» The Global Markets Weekly – 10/26/15 Decision Economics

The Global Markets Weekly – 10/26/15

Posted October 26, 2015 by rvillareal

Super Mario

Global stock markets received a boost from the ECB this week.  While policy was left unchanged, the suggestion of additional easing in December, including a possible policy rate cut action (“to do whatever it takes” in Mario-parlance) sent stocks soaring.  As we discuss in the Focus section this week, ECB is still concerned about softness in EM economies and the strength in the euro might delay the expected pickup in Eurozone inflation.

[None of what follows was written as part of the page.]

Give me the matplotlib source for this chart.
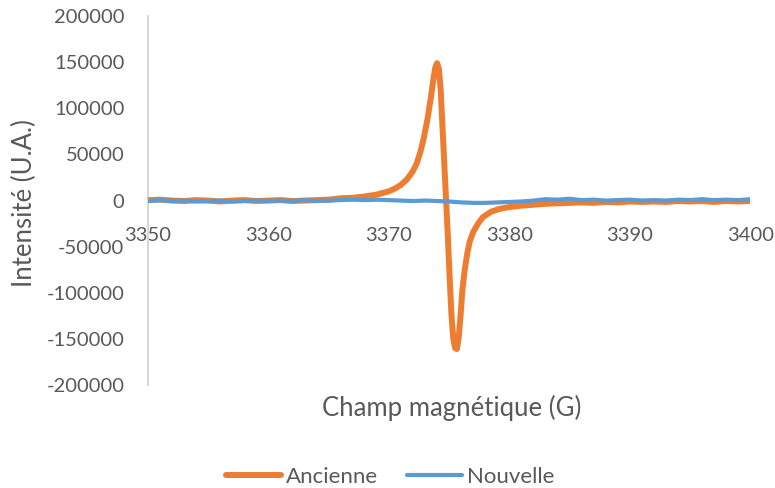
import matplotlib
matplotlib.use('Agg')
import numpy as np
from matplotlib import pyplot as plt

# champ (G) / intensite (U.A.)
x_anc = [3350, 3351, 3352, 3353, 3354, 3355, 3356, 3357, 3358, 3359,
         3360, 3361, 3362, 3363, 3364, 3365, 3366, 3367, 3368, 3369,
         3370, 3370.5, 3371, 3371.5, 3372, 3372.3, 3372.6, 3372.9, 3373.2, 3373.5,
         3373.7, 3373.85, 3374.0, 3374.15, 3374.3, 3374.45, 3374.6, 3374.75, 3374.9, 3375.05,
         3375.2, 3375.35, 3375.5, 3375.65, 3375.8, 3375.95, 3376.1, 3376.3, 3376.5, 3376.7,
         3377.0, 3377.4, 3377.8, 3378.5, 3379.2, 3380, 3381, 3382, 3383,
         3384, 3385, 3386, 3387, 3388, 3389, 3390, 3391, 3392, 3393,
         3394, 3395, 3396, 3397, 3398, 3399, 3400]
y_anc = [500, 1000, 0, -500, 500, 0, -1000, 0, 500, -500,
         0, 500, -500, 0, 500, 1000, 2500, 3000, 4500, 6500,
         10000, 13000, 17000, 23000, 32000, 40000, 52000, 68000, 88000, 113000,
         132000, 144000, 149000, 143000, 120000, 80000, 40000, 0, -40000, -85000,
         -125000, -150000, -160000, -161000, -148000, -125000, -97000, -75000, -58000, -45000,
         -34000, -25000, -18000, -12000, -9000, -7000, -5500, -4500, -3500,
         -3000, -2500, -2000, -2500, -1500, -2000, -1000, -1500, -1000, -1500,
         -500, -1000, -500, -1500, -500, -1000, -500]

x_nouv = [3350, 3351, 3352, 3353, 3354, 3355, 3356, 3357, 3358, 3359,
          3360, 3361, 3362, 3363, 3364, 3365, 3366, 3367, 3368, 3369,
          3370, 3371, 3372, 3373, 3374, 3375, 3376, 3377, 3378, 3379,
          3380, 3381, 3382, 3383, 3384, 3385, 3386, 3387, 3388, 3389,
          3390, 3391, 3392, 3393, 3394, 3395, 3396, 3397, 3398, 3399, 3400]
y_nouv = [-500, 500, -500, 0, -1000, -500, 0, -1000, -500, 0,
          -500, 0, -500, 500, -500, 0, 500, 1000, 500, 1000,
          500, 0, -500, 0, -500, -1000, -2000, -2500, -2500, -2000,
          -1500, -1000, 0, 1500, 1000, 2000, 500, 1000, 0, 500,
          1000, 0, 500, 0, 1000, 500, 1500, 500, 1000, 500, 1500]

y_ticks = [-200000, -150000, -100000, -50000, 0, 50000, 100000, 150000, 200000]
x_ticks = [3350, 3360, 3370, 3380, 3390, 3400]

plt.rcParams['font.family'] = ['Lato', 'DejaVu Sans']
txt = '#595959'

fig = plt.figure(figsize=(7.75, 4.88), dpi=100)
ax = fig.add_axes([0.191, 0.211, 0.777, 0.756])

l1, = ax.plot(x_anc, y_anc, color='#ED7D31', lw=4.3, label='Ancienne',
              solid_capstyle='round', solid_joinstyle='round', zorder=3)
l2, = ax.plot(x_nouv, y_nouv, color='#5B9BD5', lw=3.0, label='Nouvelle',
              solid_capstyle='round', solid_joinstyle='round', zorder=4)

ax.set_xlim(3350, 3400)
ax.set_ylim(-200000, 200000)
ax.set_xticks(x_ticks)
ax.set_yticks(y_ticks)
ax.set_yticklabels([str(v) for v in y_ticks])

for s in ['top', 'right']:
    ax.spines[s].set_visible(False)
ax.spines['bottom'].set_position(('data', 0))
ax.spines['bottom'].set_color('#D9D9D9')
ax.spines['left'].set_color('#D0D0D0')
ax.spines['left'].set_linewidth(1.2)
ax.tick_params(axis='both', length=0, labelsize=14.5, colors=txt)
ax.tick_params(axis='y', pad=17)
ax.tick_params(axis='x', pad=19)

fig.text(0.032, 0.583, 'Intensité (U.A.)', rotation=90, ha='center', va='center',
         fontsize=18.5, color=txt)
fig.text(0.583, 0.164, 'Champ magnétique (G)', ha='center', va='center',
         fontsize=18.5, color=txt)

fig.legend(handles=[l1, l2], loc='center', bbox_to_anchor=(0.503, 0.022), ncol=2,
           frameon=False, fontsize=16, labelcolor=txt, handlelength=2.5,
           handletextpad=0.2, columnspacing=1.3)

fig.savefig('out.png', dpi=100)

Normally, the possibility of lower policy rates would be bad news for equity investors.  But we have not been in “normal times” since August 2007.  The equity market mindset is still that signs of lower policy rates are a signal to buy, even if it is in response to signs of economic weakness.  Fortunately, even the ECB has had to accept the recent news of a more resilient Eurozone backdrop and did so in the first paragraph of its statement.  DE is concerned that the ECB is exaggerating the downside risks.  First, outside of Germany, the Eurozone exposure to China is not substantial and exports to China has stopping growing in 2014.  Second, the euro is well below its long-term average on a trade-weighted basis.  The recent rebound in the euro has made European consumers richer, serving to further boost spending.

In fact, the ECB may be under-estimating the upside risks.  The improvement in monetary conditions point to a banking sector that is no longer an impediment to growth.  In addition, lower oil and higher currency values boost consumer spending power and corporate profitability.  The ECB may very well decide to adopt further easing measures later this year, just as the Eurozone recovering gather some real steam.  That could lead to some problems down the road, but that is a trade for another day.

  • U.S.:  No one expects a change from the FOMC (Wed), so all eyes on how low can Q3 GDP growth go (Th).  The consensus expects a poor 1.5% gain but a figure slower to zero is possible given the degree of the drag from trade and inventories.  Ironically, demand growth will be solid, promising a sizeable pickup in GDP growth in late 2015 and into 2016.  But the soft headline figure will grab all the headlines making a Fed move in December less likely.
  • Eurozone:  After energy prices have been holding down inflation for some time, energy-related base effects should finally start to pull the Y/Y rate higher, starting with the October Flash HICP data (Fri). Moreover, German Retail Sales on Friday and French Household Spending may show more solid undertones in repsonse to the decline in inflation recntly.
  • UK: The coming week’s data will be important in helping update BoE thinking, which is seemingly in a state of flux.  Very much so, the stand-out piece of data will be the Q3 GDP preliminary estimate on Tuesday, especially given the mixed messages in survey and hard data seen of late.  Any softening in reported growth may not fully reflect the resilience in the actual economy.
  • Other central banks:  In Sweden, a stable monetary policy decision is anticipated (Wed), although another dovish surprise could be in the offing, if so most likely discernible in a further tempering with the bond purchase program timeframe.  In New Zealand, the RBNZ will maintain the policy rate at 2.75% (Th).  However, an easing bias will be restressed paving the way for another cut in December.  In Mexico, the central bank rate decision (Th) will likely bring no surprises during the month with a hold likely, awaiting action in the U.S.
  • Japan:  While expanded stimulus is unlikely at the upcoming BOE meeting (Fri), the retail trade and IP data (Wed/Th) will be examined to gauge the potential need for stimulus.  The CPI (Fri) should show further deceleration.